Administration de la justice en Guinée en 2020 : « la gouvernance n’a pas été en faveur des huissiers », dixit Me Sory Daouda Camara

Me Sory Daouda Camara, président de la chambre nationale des huissiers de justice de Guinée
Me Sory Daouda Camara, président de la chambre nationale des huissiers de justice de Guinée

Chargés d’exécuter les décisions de justice rendues par les cours et tribunaux en Guinée, les huissiers de justice du pays ont passé une année 2020 très pénible. En plus de la pandémie de COVID-19 qui impacté toute la chaine judiciaire du pays, les huissiers de justice ont eu de la peine à faire leur travail. Et, C’est le pouvoir exécutif qui aurait mis dans les roues de ces auxiliaires de justice qui contribuent à l’administration d’une bonne et saine justice.

Dans un entretien accordé à Guineematin.com lundi dernier, 04 janvier 2021, le président de la chambre nationale des huissiers de justice de Guinée, Me Sory Daouda Camara, a laissé entendre que les huissiers ne sont pas retrouvés dans la gouvernance au cours de l’année 2020. Car, ils ont été empêchés de faire convenablement leur travail.

« A l’instar de tous les autres secteurs, la profession d’huissier de justice a connu d’énormes difficultés durant l’année écoulée. C’est vrai que la Covid-19 a impacté la quasi-totalité des secteurs ; mais, concernant la profession d’huissier de justice, nous avons enregistré et nous continuons d’enregistrer des difficultés. La gouvernance n’a pas été en faveur de notre profession. Vous savez, la justice c’est une chaîne. Il y a les magistrats qui rendent les décisions de justice, des avocats qui plaident, il y a les notaires, il y a des greffiers. Mais, au-delà de tout cela, qu’est-ce qui fait la justice ? C’est l’application des décisions rendues. Il n’y a pas en matière de textes, je peux lancer le défi, je ne vois pas ce pays qui est mieux meublé que la Guinée, en tout cas dans notre sous-région, en matière de législation. Nous avons les plus beaux textes. Ce n’est pas tout, on est allé au-delà, des réformes ont été apportées au sein du système de la Justice. Mais, tout cela concours à quoi lorsque les décisions rendues au nom du peuple de Guinée ne sont pas appliquées ? Et finalement, on s’interroge pourquoi un département de la justice ? Pourquoi un ministre de la Justice garde des sceaux ? Pourquoi les magistrats ? Pourquoi nos tribunaux si au finish les décisions rendues sont simplement classées dans les tiroirs. Ce qui me pousse à dire que nous, nous ne nous sommes pas retrouvés dans la gouvernance courant l’année écoulée, si la gouvernance a existé.

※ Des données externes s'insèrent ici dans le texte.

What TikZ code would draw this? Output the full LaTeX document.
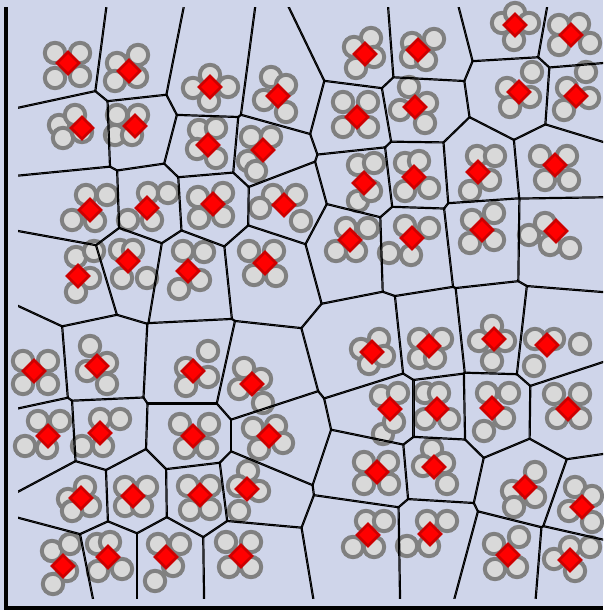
\documentclass[tikz,border=0pt]{standalone}
\usetikzlibrary{calc}
\definecolor{bgc}{HTML}{CFD5EA}
\definecolor{ringc}{HTML}{808080}
\definecolor{dotc}{HTML}{D9D9D9}
\definecolor{diamfill}{HTML}{FF0000}
\definecolor{diamline}{HTML}{CC0000}
\tikzset{
  dotmark/.style={fill=dotc, draw=ringc, line width=4pt},
  diammark/.style={fill=diamfill, draw=diamline, line width=2.8pt, line join=miter},
  edgeline/.style={draw=black, line width=2.2pt},
  axisline/.style={draw=black, line width=4pt},
}
\newcommand\mysites{68/63, 129/71, 210/87, 278/96, 365/54, 418/50, 515/25, 571/35,
82/128, 135/126, 208/145, 263/150, 357/117, 415/107, 519/92, 576/96,
90/210, 147/208, 213/204, 284/205, 364/183, 414/177, 478/172, 555/165,
78/276, 128/261, 188/271, 265/263, 350/240, 412/238, 482/230, 556/231,
34/371, 97/366, 193/371, 252/384, 372/352, 429/346, 494/339, 547/345,
48/436, 100/433, 193/436, 269/436, 390/409, 437/409, 492/408, 568/409,
81/498, 133/496, 200/495, 247/489, 377/472, 434/467, 525/487, 582/507,
63/566, 108/557, 166/557, 241/556, 368/535, 430/534, 508/555, 570/560}
\newcommand\mydots{55/53, 80/53, 55/78, 80/76,
138/55, 117/63, 115/81, 137/77,
193/88, 210/75, 228/87, 209/101,
271/77, 286/85, 264/100, 286/112,
371/38, 354/47, 356/68, 374/57,
412/43, 434/39, 411/57, 426/60,
502/23, 515/13, 529/23, 514/40,
559/25, 579/24, 559/45, 590/43,
59/125, 75/115, 63/138, 82/132,
117/115, 138/115, 115/135, 132/135,
199/130, 216/128, 197/149, 216/158,
251/137, 271/137, 248/161, 256/171,
343/102, 368/102, 343/127, 368/127,
409/87, 427/103, 400/110, 425/123,
532/72, 507/88, 510/107, 530/97,
586/72, 567/88, 564/110, 589/98,
86/195, 107/195, 72/220, 95/221,
148/193, 168/193, 128/220, 152/220,
198/197, 223/193, 199/218, 223/216,
273/195, 296/195, 260/208, 301/221,
358/165, 374/163, 358/201, 371/191,
405/163, 419/161, 429/188, 405/191,
477/156, 495/156, 490/180, 470/191,
540/156, 567/156, 545/180, 569/180,
76/257, 94/251, 90/278, 76/292,
120/250, 133/250, 122/278, 147/278,
183/251, 204/252, 200/280, 179/289,
249/251, 274/251, 254/275, 276/276,
346/228, 368/228, 336/251, 356/251,
405/226, 429/228, 389/253, 411/255,
472/220, 494/213, 470/243, 494/240,
529/235, 545/223, 550/245, 570/248,
23/361, 48/361, 23/384, 48/384,
90/346, 107/363, 87/371, 107/384,
208/351, 186/368, 186/386, 208/377,
244/368, 261/379, 239/389, 263/403,
379/339, 361/349, 369/364, 384/356,
419/339, 442/339, 419/358, 435/358,
492/326, 479/341, 505/341, 492/361,
535/339, 554/339, 534/366, 580/344,
38/421, 60/421, 25/446, 47/448,
100/419, 120/419, 82/446, 103/446,
180/424, 209/424, 185/448, 207/448,
253/428, 276/426, 259/449, 283/443,
381/396, 398/393, 383/434, 394/422,
425/393, 439/393, 425/419, 449/419,
487/393, 509/393, 484/431, 504/418,
554/394, 580/394, 557/418, 580/418,
85/487, 68/499, 90/506, 72/511,
125/487, 147/487, 125/506, 142/506,
188/486, 210/486, 190/510, 210/509,
248/471, 238/486, 259/491, 239/511,
364/462, 388/462, 364/484, 389/484,
432/449, 423/466, 444/463, 447/484,
535/472, 512/491, 535/497, 514/507,
575/487, 592/496, 569/511, 592/522,
52/551, 70/544, 67/571, 53/584,
97/544, 110/542, 98/571, 122/569,
158/544, 180/544, 173/566, 155/581,
226/542, 251/542, 229/567, 251/567,
366/521, 384/521, 353/547, 374/547,
427/521, 447/521, 407/546, 429/546,
494/544, 519/537, 495/569, 517/567,
554/559, 570/547, 590/547, 575/571}
\begin{document}
\begin{tikzpicture}[x=1pt,y=-1pt]
\fill[bgc] (0,0) rectangle (603,610);
\useasboundingbox (0,0) rectangle (603,610);
% sites as named coordinates
\foreach \ax/\ay [count=\i] in \mysites {
  \coordinate (s\i) at (\ax,\ay);
}
% grey rings
\foreach \cx/\cy [count=\j] in \mydots {
  \filldraw[dotmark] (\cx,\cy) coordinate (d\j) circle[radius=10.2pt];
}
% Voronoi edges of the sites
\begin{scope}
  \clip (18,8) rectangle (603,598);
  \foreach \ax/\ay [count=\i] in \mysites {
    \begin{scope}
      \foreach \bx/\by [count=\k] in \mysites {
        \ifnum\i=\k\relax\else
          \pgfmathsetmacro\dd{veclen(\bx-\ax,\by-\ay)}
          \ifdim\dd pt<220pt
            \pgfmathsetmacro\nx{(\bx-\ax)/\dd}
            \pgfmathsetmacro\ny{(\by-\ay)/\dd}
            \pgfmathsetmacro\mx{(\ax+\bx)/2}
            \pgfmathsetmacro\my{(\ay+\by)/2}
            \clip ({\mx-1500*\ny},{\my+1500*\nx}) -- ({\mx-1500*\ny-1500*\nx},{\my+1500*\nx-1500*\ny}) -- ({\mx+1500*\ny-1500*\nx},{\my-1500*\nx-1500*\ny}) -- ({\mx+1500*\ny},{\my-1500*\nx}) -- cycle;
          \fi
        \fi
      }
      \foreach \bx/\by [count=\k] in \mysites {
        \ifnum\i=\k\relax\else
          \pgfmathsetmacro\dd{veclen(\bx-\ax,\by-\ay)}
          \ifdim\dd pt<220pt
            \pgfmathsetmacro\nx{(\bx-\ax)/\dd}
            \pgfmathsetmacro\ny{(\by-\ay)/\dd}
            \pgfmathsetmacro\mx{(\ax+\bx)/2}
            \pgfmathsetmacro\my{(\ay+\by)/2}
            \draw[edgeline] ({\mx-1500*\ny},{\my+1500*\nx}) -- ({\mx+1500*\ny},{\my-1500*\nx});
          \fi
        \fi
      }
    \end{scope}
  }
\end{scope}
% red diamonds on the sites
\foreach \i in {1,...,64} {
  \filldraw[diammark] ($(s\i)+(11,0)$) -- ($(s\i)+(0,11)$) -- ($(s\i)+(-11,0)$) -- ($(s\i)+(0,-11)$) -- cycle;
}
% axes
\draw[axisline] (6,7.5) -- (6,607.5) -- (603,607.5);
\end{tikzpicture}
\end{document}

Nous savons qu’elle a bien existé ; mais, elle n’a pas été en faveur des huissiers de justice », a indiqué Me Sory Daouda Camara.

Cependant, pour le président de la chambre nationale des huissiers de justice de Guinée, c’est le président de la république, Alpha Condé, qui aurait empêché les huissiers de faire le travail pour lequel ils ont prêté serment. Le chef de l’Etat aurait interdit au procureur de la Cour d’Appel de délivrer des réquisitions à ces auxiliaires de justice pour une exécution des décisions rendues par les Cours et tribunaux.

« La justice a fonctionné dans son ensemble ; mais, le pouvoir ne nous a pas permis d’exécuter les décisions de justice. C’est le pouvoir qui nous a empêchés et qui continue de nous empêcher de travailler. Les propos du procureur près la Cour d’Appel de Conakry en font foi. C’est lui qui a l’obligation d’accompagner les huissiers dans le cadre de l’exécution des décisions de justice. Mais, le procureur a fait savoir qu’il lui a été formellement interdit de prêter son concours. Parce que prêter son concours consiste à nous délivrer un document qu’on appelle réquisition. C’est cette réquisition qui met la force publique en mouvement. Et si jusqu’à date il continue à nous dire : je ne peux pas parce que le président de la République m’en interdit, est-ce que nous pouvons affirmer que l’année 2020 a été une année dont les huissiers se sont retrouvés dans la gouvernance ? Non. Et, jusqu’ici, les mêmes difficultés persistent. Nous sommes en contact avec le garde des sceaux qui est un brillant avocat, qui connaît nos problèmes. Il a recensé nos maux. Nous attendions l’installation de monsieur le président de la République, chose qui est déjà faite, pour que nous soyons reçus par le président de la République. Nous comptons mettre cette rencontre avec le président à profit pour exposer de façon claire nos problèmes afin qu’il puisse les résoudre conformément à la loi, conformément à son serment », a dit Me Sory Daouda Camara.